Task prompt: Your task is to copy the listing exactly, with the pictures left out.

-- Begin Stored data --

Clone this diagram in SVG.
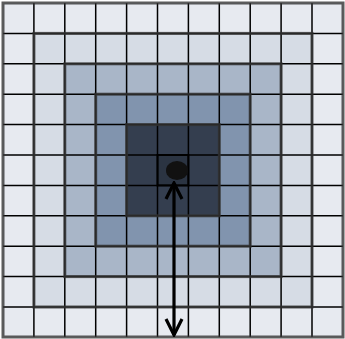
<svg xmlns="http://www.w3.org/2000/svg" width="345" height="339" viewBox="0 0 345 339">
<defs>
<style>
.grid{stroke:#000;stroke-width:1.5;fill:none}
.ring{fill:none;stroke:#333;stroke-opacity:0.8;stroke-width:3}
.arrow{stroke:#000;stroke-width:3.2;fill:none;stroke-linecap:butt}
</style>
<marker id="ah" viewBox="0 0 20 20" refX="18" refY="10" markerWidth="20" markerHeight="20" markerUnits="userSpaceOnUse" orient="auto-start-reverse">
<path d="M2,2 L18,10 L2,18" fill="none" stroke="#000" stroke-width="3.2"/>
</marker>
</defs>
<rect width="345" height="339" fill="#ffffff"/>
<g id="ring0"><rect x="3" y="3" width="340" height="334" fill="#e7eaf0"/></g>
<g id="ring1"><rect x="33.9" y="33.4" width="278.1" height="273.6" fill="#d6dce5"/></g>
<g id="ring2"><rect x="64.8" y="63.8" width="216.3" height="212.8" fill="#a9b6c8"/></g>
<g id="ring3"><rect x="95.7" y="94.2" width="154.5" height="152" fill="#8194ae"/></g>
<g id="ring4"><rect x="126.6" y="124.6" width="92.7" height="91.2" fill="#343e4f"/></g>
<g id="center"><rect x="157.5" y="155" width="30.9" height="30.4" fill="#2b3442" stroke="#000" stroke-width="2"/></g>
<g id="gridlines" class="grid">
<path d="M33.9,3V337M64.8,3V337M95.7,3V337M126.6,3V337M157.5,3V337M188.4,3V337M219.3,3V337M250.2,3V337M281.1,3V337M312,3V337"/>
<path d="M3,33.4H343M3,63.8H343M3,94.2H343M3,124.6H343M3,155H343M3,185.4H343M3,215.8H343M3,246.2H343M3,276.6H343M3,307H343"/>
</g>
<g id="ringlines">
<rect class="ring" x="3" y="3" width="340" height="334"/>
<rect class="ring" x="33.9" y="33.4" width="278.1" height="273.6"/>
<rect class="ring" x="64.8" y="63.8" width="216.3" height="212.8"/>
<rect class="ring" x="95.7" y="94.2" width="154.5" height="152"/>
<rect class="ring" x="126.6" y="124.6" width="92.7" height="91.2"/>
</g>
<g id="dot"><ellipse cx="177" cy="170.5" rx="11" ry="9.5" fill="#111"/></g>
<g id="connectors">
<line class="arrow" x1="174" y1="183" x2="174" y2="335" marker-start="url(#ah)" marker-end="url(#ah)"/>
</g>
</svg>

-- End Stored data --

Expected answer:
Clone this diagram in SVG.
<svg xmlns="http://www.w3.org/2000/svg" width="345" height="339" viewBox="0 0 345 339">
<defs>
<style>
.grid{stroke:#000;stroke-width:1.5;fill:none}
.ring{fill:none;stroke:#333;stroke-opacity:0.8;stroke-width:3}
.arrow{stroke:#000;stroke-width:3.2;fill:none;stroke-linecap:butt}
</style>
<marker id="ah" viewBox="0 0 20 20" refX="18" refY="10" markerWidth="20" markerHeight="20" markerUnits="userSpaceOnUse" orient="auto-start-reverse">
<path d="M2,2 L18,10 L2,18" fill="none" stroke="#000" stroke-width="3.2"/>
</marker>
</defs>
<rect width="345" height="339" fill="#ffffff"/>
<g id="ring0"><rect x="3" y="3" width="340" height="334" fill="#e7eaf0"/></g>
<g id="ring1"><rect x="33.9" y="33.4" width="278.1" height="273.6" fill="#d6dce5"/></g>
<g id="ring2"><rect x="64.8" y="63.8" width="216.3" height="212.8" fill="#a9b6c8"/></g>
<g id="ring3"><rect x="95.7" y="94.2" width="154.5" height="152" fill="#8194ae"/></g>
<g id="ring4"><rect x="126.6" y="124.6" width="92.7" height="91.2" fill="#343e4f"/></g>
<g id="center"><rect x="157.5" y="155" width="30.9" height="30.4" fill="#2b3442" stroke="#000" stroke-width="2"/></g>
<g id="gridlines" class="grid">
<path d="M33.9,3V337M64.8,3V337M95.7,3V337M126.6,3V337M157.5,3V337M188.4,3V337M219.3,3V337M250.2,3V337M281.1,3V337M312,3V337"/>
<path d="M3,33.4H343M3,63.8H343M3,94.2H343M3,124.6H343M3,155H343M3,185.4H343M3,215.8H343M3,246.2H343M3,276.6H343M3,307H343"/>
</g>
<g id="ringlines">
<rect class="ring" x="3" y="3" width="340" height="334"/>
<rect class="ring" x="33.9" y="33.4" width="278.1" height="273.6"/>
<rect class="ring" x="64.8" y="63.8" width="216.3" height="212.8"/>
<rect class="ring" x="95.7" y="94.2" width="154.5" height="152"/>
<rect class="ring" x="126.6" y="124.6" width="92.7" height="91.2"/>
</g>
<g id="dot"><ellipse cx="177" cy="170.5" rx="11" ry="9.5" fill="#111"/></g>
<g id="connectors">
<line class="arrow" x1="174" y1="183" x2="174" y2="335" marker-start="url(#ah)" marker-end="url(#ah)"/>
</g>
</svg>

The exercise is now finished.